Ombré
November 24th, 2023
Peter Thomas
Peter Thomas is a graduate with a Diploma of Art -Ceramic Major, Stained Glass Minor from Edinburgh College of Art, Scotland and Post Graduate Fellowship and Travelling Scholarship, Edinburgh College of Arts and Master of Fine Art - Ceramic Major, Printmaking Minor. Claremont Graduate School, California, USA
His teaching career span decades as Consultant and Teacher, Design and Ceramics, New Brunswick College of Craft and Design (NBCCD) Head of studio, 2016-18.. Co-ordinated publicity in schools; worked on the initiatives leading to the co-degree program between NBCCD and University of New Brunswick (UNB), served on a variety of other committees.
He held the position of Assistant Professor, Art Education,Faculty of Education, UNB Taught Ceramics at the Nova Scotia College of Art and Design, Halifax, Nova Scotia Taught children to compile and illustrate own stories, NFLD Library Program. Assistant Head, Memorial University Art Extension Services (NFLD) Organized and Administered Extension Art Courses. Taught Pottery and did workshops in arts and crafts education for schools.
Nancy Oakley
Nancy E. Oakley is a first nation artist of Mi’kmaq and Wampanoag descent. She was raised in Mashpee, Massachusetts, where her father was Supreme Sachem (grand chief ) of the Wampanoag Nation, and after art school decided to move to her mother’s reserve, the Eskasoni First Nation reserve in Cape Breton Nova Scotia to better understand her Mi’kmaq heritage.
She has always been involved in art her whole life, beginning as a small child, traditional dancing and making her own regalia and beadwork. She eventually went to the Institute of American Indian Arts in Santa Fe, New Mexico to study photography and tried her hand at traditional pottery. After graduating, she moved to Nova Scotia and studied for a year at the Nova Scotia School of Art and Design, taking courses in weaving, jewelery, photography and pottery. As an artist, she creates culturally significant vessels that imbue her spiritual and traditional knowledge and honour her role as a mother. She creates her pieces by using the wheel or hand building larger sculptural vessels and finds inspiration in nature and the creation of life. She incorporates traditional practices in her creations, such as stone polishing and smoke firing.
She has also begun to recreate the traditional pottery techniques of the Mi’kmaq, by harvesting and processing local clay and traditionally firing pieces in an open fire. These pieces are later embellished with traditional Mi’kmaq black ash basketry, intricate beadwork and/or the spiritual element of sweetgrass.
Born in the tiny village of Shediac River, Éveline Gallant Fournier has lived in Edmundston since the late 1970s. She works in a variety of media including painting, sculpture, installations, digital art and Land Art. Public art has also been part of her journey: examples include Khronos, a monumental work on permanent display at the New Brunswick Botanical Garden.

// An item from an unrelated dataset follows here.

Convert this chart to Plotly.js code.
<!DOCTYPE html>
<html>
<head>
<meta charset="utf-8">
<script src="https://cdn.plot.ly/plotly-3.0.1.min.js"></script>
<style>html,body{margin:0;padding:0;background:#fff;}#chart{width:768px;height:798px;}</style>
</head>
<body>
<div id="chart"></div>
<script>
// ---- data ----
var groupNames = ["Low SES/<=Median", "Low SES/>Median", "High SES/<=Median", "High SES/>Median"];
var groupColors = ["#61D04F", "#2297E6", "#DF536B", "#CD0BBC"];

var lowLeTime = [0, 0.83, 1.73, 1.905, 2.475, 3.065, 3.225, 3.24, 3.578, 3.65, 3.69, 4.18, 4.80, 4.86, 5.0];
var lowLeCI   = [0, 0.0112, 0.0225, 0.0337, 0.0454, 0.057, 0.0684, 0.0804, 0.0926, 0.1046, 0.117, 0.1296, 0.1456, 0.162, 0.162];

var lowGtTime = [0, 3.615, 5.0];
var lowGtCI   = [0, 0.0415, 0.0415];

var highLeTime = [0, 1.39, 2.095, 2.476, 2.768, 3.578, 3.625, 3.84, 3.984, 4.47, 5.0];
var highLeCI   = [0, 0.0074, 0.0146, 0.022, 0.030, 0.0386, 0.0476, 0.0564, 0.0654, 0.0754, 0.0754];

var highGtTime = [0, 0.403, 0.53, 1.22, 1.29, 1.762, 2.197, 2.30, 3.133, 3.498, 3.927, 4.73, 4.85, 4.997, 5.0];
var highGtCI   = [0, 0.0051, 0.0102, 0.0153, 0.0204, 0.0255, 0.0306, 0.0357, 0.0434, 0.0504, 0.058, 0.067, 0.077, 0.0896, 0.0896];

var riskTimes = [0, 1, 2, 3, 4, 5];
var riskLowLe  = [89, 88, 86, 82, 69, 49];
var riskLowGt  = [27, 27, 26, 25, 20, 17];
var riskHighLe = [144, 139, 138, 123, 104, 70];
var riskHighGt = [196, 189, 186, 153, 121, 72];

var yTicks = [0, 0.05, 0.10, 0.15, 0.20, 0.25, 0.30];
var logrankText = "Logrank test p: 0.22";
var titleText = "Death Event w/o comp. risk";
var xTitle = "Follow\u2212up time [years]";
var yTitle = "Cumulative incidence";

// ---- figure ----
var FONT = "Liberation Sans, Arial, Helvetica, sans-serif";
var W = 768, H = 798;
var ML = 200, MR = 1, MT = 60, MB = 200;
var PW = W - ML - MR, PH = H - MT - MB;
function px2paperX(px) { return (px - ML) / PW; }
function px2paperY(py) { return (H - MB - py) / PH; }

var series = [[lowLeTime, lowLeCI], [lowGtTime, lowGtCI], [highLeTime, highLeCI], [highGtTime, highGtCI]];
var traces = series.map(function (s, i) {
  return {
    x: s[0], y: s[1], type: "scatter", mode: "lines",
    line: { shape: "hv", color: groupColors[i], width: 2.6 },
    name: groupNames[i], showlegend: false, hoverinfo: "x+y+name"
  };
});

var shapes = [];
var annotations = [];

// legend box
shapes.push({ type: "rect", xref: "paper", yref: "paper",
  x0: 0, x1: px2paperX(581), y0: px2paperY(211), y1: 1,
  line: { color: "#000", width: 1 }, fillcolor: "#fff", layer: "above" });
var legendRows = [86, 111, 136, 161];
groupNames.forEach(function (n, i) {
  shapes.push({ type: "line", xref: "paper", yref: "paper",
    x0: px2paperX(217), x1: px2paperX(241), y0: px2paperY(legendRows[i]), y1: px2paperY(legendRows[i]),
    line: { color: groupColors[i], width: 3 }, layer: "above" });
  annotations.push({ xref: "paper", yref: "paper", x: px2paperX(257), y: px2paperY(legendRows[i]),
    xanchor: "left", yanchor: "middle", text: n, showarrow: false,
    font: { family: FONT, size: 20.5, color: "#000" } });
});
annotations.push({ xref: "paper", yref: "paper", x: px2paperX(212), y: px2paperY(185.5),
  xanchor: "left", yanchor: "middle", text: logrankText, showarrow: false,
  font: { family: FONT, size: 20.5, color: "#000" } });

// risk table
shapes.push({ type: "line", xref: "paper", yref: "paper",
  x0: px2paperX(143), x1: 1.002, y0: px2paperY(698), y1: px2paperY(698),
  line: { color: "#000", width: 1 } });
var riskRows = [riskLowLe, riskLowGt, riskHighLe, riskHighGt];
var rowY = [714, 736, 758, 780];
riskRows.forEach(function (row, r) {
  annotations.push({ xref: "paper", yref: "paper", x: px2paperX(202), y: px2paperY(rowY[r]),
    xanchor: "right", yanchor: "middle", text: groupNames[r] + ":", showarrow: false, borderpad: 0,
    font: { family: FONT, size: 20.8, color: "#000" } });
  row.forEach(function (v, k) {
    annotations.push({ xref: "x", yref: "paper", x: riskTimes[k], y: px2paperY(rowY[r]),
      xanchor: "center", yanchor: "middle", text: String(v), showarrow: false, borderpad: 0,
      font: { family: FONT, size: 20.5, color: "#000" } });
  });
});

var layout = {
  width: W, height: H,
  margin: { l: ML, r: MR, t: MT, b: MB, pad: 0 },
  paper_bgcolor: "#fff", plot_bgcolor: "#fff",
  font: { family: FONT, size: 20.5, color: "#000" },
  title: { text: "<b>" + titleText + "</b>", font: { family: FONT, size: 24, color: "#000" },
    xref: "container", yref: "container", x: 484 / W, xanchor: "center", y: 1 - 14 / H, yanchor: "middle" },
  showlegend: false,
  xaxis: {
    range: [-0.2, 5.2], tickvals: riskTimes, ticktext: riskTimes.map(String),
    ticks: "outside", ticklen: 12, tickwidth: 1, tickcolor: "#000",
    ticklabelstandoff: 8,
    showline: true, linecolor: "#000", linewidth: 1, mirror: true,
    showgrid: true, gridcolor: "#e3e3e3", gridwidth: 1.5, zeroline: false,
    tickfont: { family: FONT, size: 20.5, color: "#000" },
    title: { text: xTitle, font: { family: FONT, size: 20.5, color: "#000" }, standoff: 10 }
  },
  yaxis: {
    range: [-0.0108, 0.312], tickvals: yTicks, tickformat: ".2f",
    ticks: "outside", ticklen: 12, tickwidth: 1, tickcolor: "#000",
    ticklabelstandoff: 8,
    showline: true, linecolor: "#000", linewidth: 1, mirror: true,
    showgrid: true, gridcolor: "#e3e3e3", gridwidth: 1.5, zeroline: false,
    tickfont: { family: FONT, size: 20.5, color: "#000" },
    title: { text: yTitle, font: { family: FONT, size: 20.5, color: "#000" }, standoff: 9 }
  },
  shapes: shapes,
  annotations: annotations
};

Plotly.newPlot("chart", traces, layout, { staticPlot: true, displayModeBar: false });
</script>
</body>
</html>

Éveline's art work is focused on research. Always exploring and in search of new knowledge, she participated in 4 artist residencies: bronze sculptures, Atelier du bronze, Inverness, Quebec - large-scale ceramic sculptures, Edmundston Art Center - sculptures in the ancient Japanese technique of raku, Atelier Josiane Vedrine, Bic, Quebec - and in Land Art, Aux trois Plaquebières, Île Lamèque. She has also initiated a number of artistic events and realized several community participatory arts projects.
Eveline has received several grants from the New Brunswick Arts Board for creation research, professional development and for regional community arts projects; and was also awarded prizes in Atlantic Canada, Quebec and France. She was godmother for the Atlantic Visual Arts Festival in 2014; and in 2016, she received the prestigious Prix Éloize as visual artist of the year. Éveline has a long list of individual and group exhibitions to her credit in Canada, the United-States, in France, Portugal and Tunisia.